During the last 3 months, I developed a sequence to sequence model for confusion pair correction. The model takes in a sequence of words and outputs a sequence of 1s and 0s to determine if a word was used incorrectly in the sentence.
All my work along with the documentation can be found here.
Currently, the model supports English and French. Since the model does not produce the desired accuracy, it was not extended to German. Rather, I spent the last phase of GSoC figuring out a new way to solve the problem. I realized the inherent flaw was treating the task as a generative problem rather than a classification one. I am going to continue working on this project by adopting a classification approach for this task. The new approach is described in the “Results and Future Work” section in the link provided above.
I’d like to thank the LT community for the opportunity and @jaumeortola for his guidance.
Hi @drex, thanks for your work during GSoC! We’re looking forward to your future contributions.
I was once told there are no stupid questions. But this may be one. I read the documentation, and was struck by this: The text states the entire sentence is used, but then it says: ‘If the ith word is a confusion word, then LSTM2 is used to capture the context from start_of_sentence to the ith word’. Which is only the part before.
I think the text after could be just as significant… Am I reading this the wrong way?
Sorry, it wasn’t explained thoroughly. Consider we are making a model to just correct role/roll confusion pairs.
Take this sentence for example: " Your roll in this project is different from her role in the documentation."
As you can see, roll in the 2nd position is used incorrectly and role in the 10th position is used correctly.
First we run LSTM1 to get the meaning of the entire sentence.
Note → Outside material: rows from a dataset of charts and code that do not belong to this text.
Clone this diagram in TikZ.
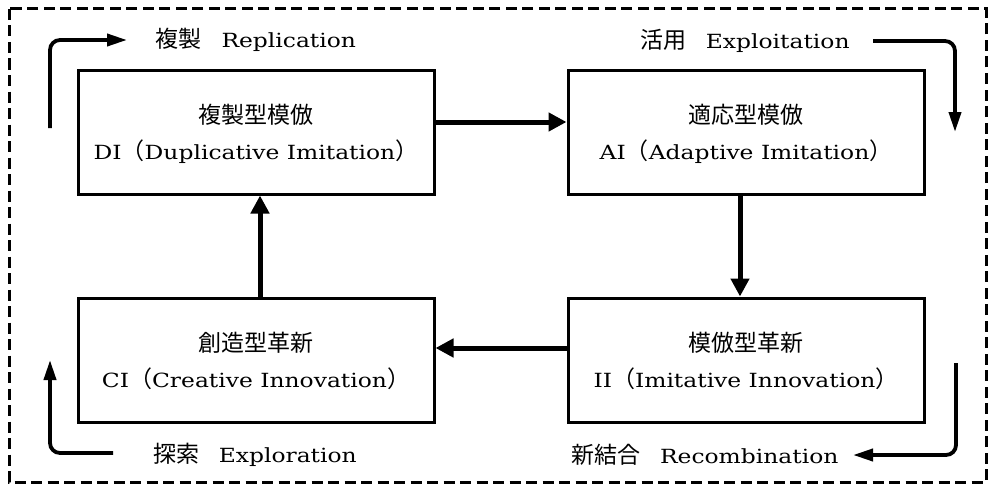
\documentclass[tikz,border=0pt]{standalone}
\usepackage{fontspec}
\setmainfont{DejaVu Serif}[FakeStretch=1.2]
\newfontfamily\cjk{Noto Sans CJK JP}[Scale=1.18]
\usetikzlibrary{arrows.meta, positioning}
\tikzstyle{block} = [rectangle, draw, line width=3pt, minimum width=356pt,
                 minimum height=124pt, align=center, text depth=0pt,
                 font=\fontsize{19.5}{36}\selectfont]
\tikzstyle{flow} = [line width=5pt, -{Triangle[length=18pt,width=18pt]}]
\tikzset{
	loopback/.style={line width=3.8pt, rounded corners=10pt,
		-{Triangle[length=20pt,width=12pt]}},
	phase/.style={font=\fontsize{19.5}{24}\selectfont, inner sep=0pt},
	dashframe/.style={line width=3pt, dash pattern=on 11pt off 5.5pt},
}

\begin{document}
\begin{tikzpicture}[x=1pt,y=-1pt]
\useasboundingbox (0,0) rectangle (995,487);

\draw [dashframe] (9,9) rectangle (986,482);

\node [block] at (256,132) (di) {{\cjk 複製型模倣}\\DI{\cjk （}Duplicative Imitation{\cjk ）}};
\node [block] at (746,132) (ai) {{\cjk 適応型模倣}\\AI{\cjk （}Adaptive Imitation{\cjk ）}};
\node [block] at (746,360) (ii) {{\cjk 模倣型革新}\\II{\cjk （}Imitative Innovation{\cjk ）}};
\node [block] at (256,360) (ci) {{\cjk 創造型革新}\\CI{\cjk （}Creative Innovation{\cjk ）}};

\path [flow, draw] ([yshift=10pt]di.east) -- ([yshift=10pt]ai.west);
\path [flow, draw] ([xshift=-6pt]ai.south) -- ([xshift=-6pt]ii.north);
\path [flow, draw] ([yshift=12pt]ii.west) -- ([yshift=12pt]ci.east);
\path [flow, draw] ([xshift=4pt]ci.north) -- ([xshift=4pt]di.south);

%phases
\node [phase] at (256,40) (rep) {{\cjk 複製}\quad Replication};
\node [phase] at (745,41) (exploit) {{\cjk 活用}\quad Exploitation};
\node [phase] at (705,455) (recomb) {{\cjk 新結合}\quad Recombination};
\node [phase] at (255,455) (explore) {{\cjk 探索}\quad Exploration};

\coordinate (rep a) at (50,128);
\coordinate (rep b) at (127,40);
\coordinate (exploit a) at (873,41);
\coordinate (exploit b) at (955,132);
\coordinate (recomb a) at (956,363);
\coordinate (recomb b) at (853,455);
\coordinate (explore a) at (113,453);
\coordinate (explore b) at (50,360);

\path [loopback, draw] (rep a) |- (rep b);
\path [loopback, draw] (exploit a) -| (exploit b);
\path [loopback, draw] (recomb a) |- (recomb b);
\path [loopback, draw] (explore a) -| (explore b);

\end{tikzpicture}
\end{document}
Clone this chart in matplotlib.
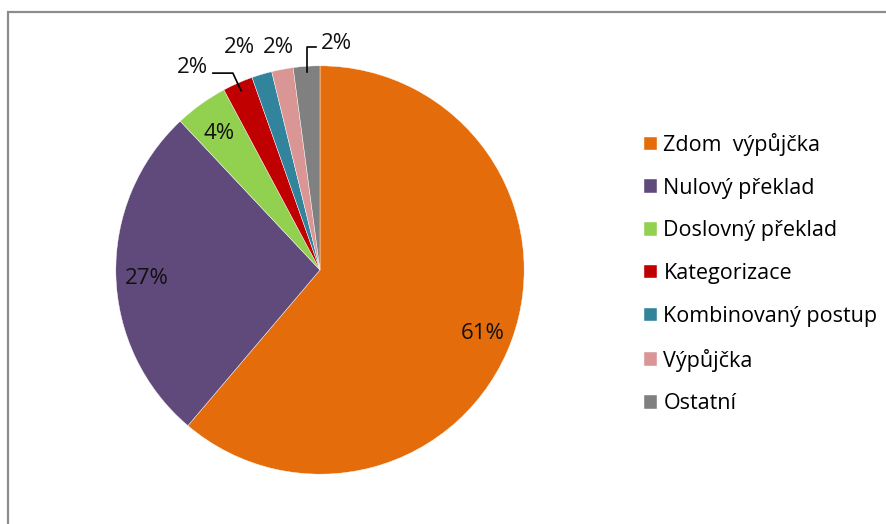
import matplotlib.pyplot as plt
import numpy as np
from matplotlib.patches import Rectangle

categories = ["Zdom  výpůjčka", "Nulový překlad", "Doslovný překlad", "Kategorizace",
              "Kombinovaný postup", "Výpůjčka", "Ostatní"]
values = [61.2, 26.8, 4.2, 2.4, 1.6, 1.7, 2.1]
colors = ["#E46C0A", "#604A7B", "#92D050", "#C00000", "#31849B", "#D99694", "#808080"]

plt.rcParams['font.family'] = ['Open Sans', 'DejaVu Sans']

fig = plt.figure(figsize=(8.86, 5.24), dpi=100)

# chart frame (grey border, cropped at right/bottom)
fig.patches.append(Rectangle((8 / 886, -0.1), 1.2, 1 - 12 / 524 + 0.1, transform=fig.transFigure,
                             fill=False, edgecolor="#8c8c8c", linewidth=1.6))

ax = fig.add_axes([75 / 886, 9 / 524, 490 / 886, 490 / 524])
wedges, texts, autotexts = ax.pie(values, colors=colors, startangle=90, counterclock=False,
                                  autopct='%.0f%%', pctdistance=0.85,
                                  wedgeprops=dict(edgecolor='white', linewidth=0.3),
                                  textprops=dict(fontsize=16, color='#111111'))
ax.set_xlim(-1.2, 1.2)
ax.set_ylim(-1.2, 1.2)
for t in autotexts:
    x, y = t.get_position()
    t.set_position((x, y - 0.02))

# small slices: labels outside
outside = {3: (1.17, 8.5), 4: (1.16, 3.4), 5: (1.11, 0.0), 6: (1.11, -8.0)}
for i, (r, dth) in outside.items():
    w = wedges[i]
    mid = (w.theta1 + w.theta2) / 2
    a = np.deg2rad(mid + dth)
    autotexts[i].set_position((r * np.cos(a), r * np.sin(a)))
    autotexts[i].set_ha('center')
    autotexts[i].set_va('center')

# leader lines
def mid_pt(i, r):
    w = wedges[i]
    a = np.deg2rad((w.theta1 + w.theta2) / 2)
    return r * np.cos(a), r * np.sin(a)

x0, y0 = mid_pt(3, 0.96)
tx, ty = autotexts[3].get_position()
ax.plot([x0, x0 - 0.04, tx + 0.1], [y0, ty - 0.025, ty - 0.025], color='black', lw=1.2)

x0, y0 = mid_pt(6, 0.97)
tx, ty = autotexts[6].get_position()
ax.plot([x0, x0, tx - 0.1], [y0, ty - 0.015, ty - 0.015], color='black', lw=1.2)

fig.legend(wedges, categories, loc='upper left', bbox_to_anchor=(644 / 886, 1 - 133 / 524),
           frameon=False, fontsize=15.5, handlelength=0.6, handleheight=0.6,
           handletextpad=0.3, labelspacing=1.01, borderpad=0, borderaxespad=0)

fig.savefig('out.png', dpi=100)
Then we iterate through each word in the sentence and we see that roll in the second position is in our confusion-pairs list. We use LSTM2 from start_of_sentence to the 2nd postion. Both the outputs of LSTM1 and LSTM2 are given to the classifier to predict if roll in the 2nd position is used correctly or not. The same is done when we iterate to role in the 10th position.
So inshort we use LSTM2 to differentiate betweeen roll in the 2nd position and role in the 10th position. LSTM2 is used to provide positional information to the model.
If we don’t have LSTM2 then the model will not know which role/role pair is used incorrectly in the sentence.
I am very interested in using this for Dutch. Would it be of any use to start making a language model now?
For the model architecture I am working on, it doesnt need a language model to be trained as I will use pre-trained word embeddings. If the n-gram model that LT uses right now has not been done for dutch and if there is Dutch data available then yes!
Can someone help me to get started on this?
There is dutch data. But I need to know the requirements of the data itself. What should it look like? How ‘clean’ should it be?
Hey, If you want to make an n-gram LM as described here,then the data should just be dutch sentences from which n-grams can be made.
The cleaner the better! Preferably from a gold standard dataset of Dutch sentences.
Hm. As far as I know there is no ‘gold standard set’. But I can try to collect the best data there is.
For me, the rest of the procedure seems to be too technical.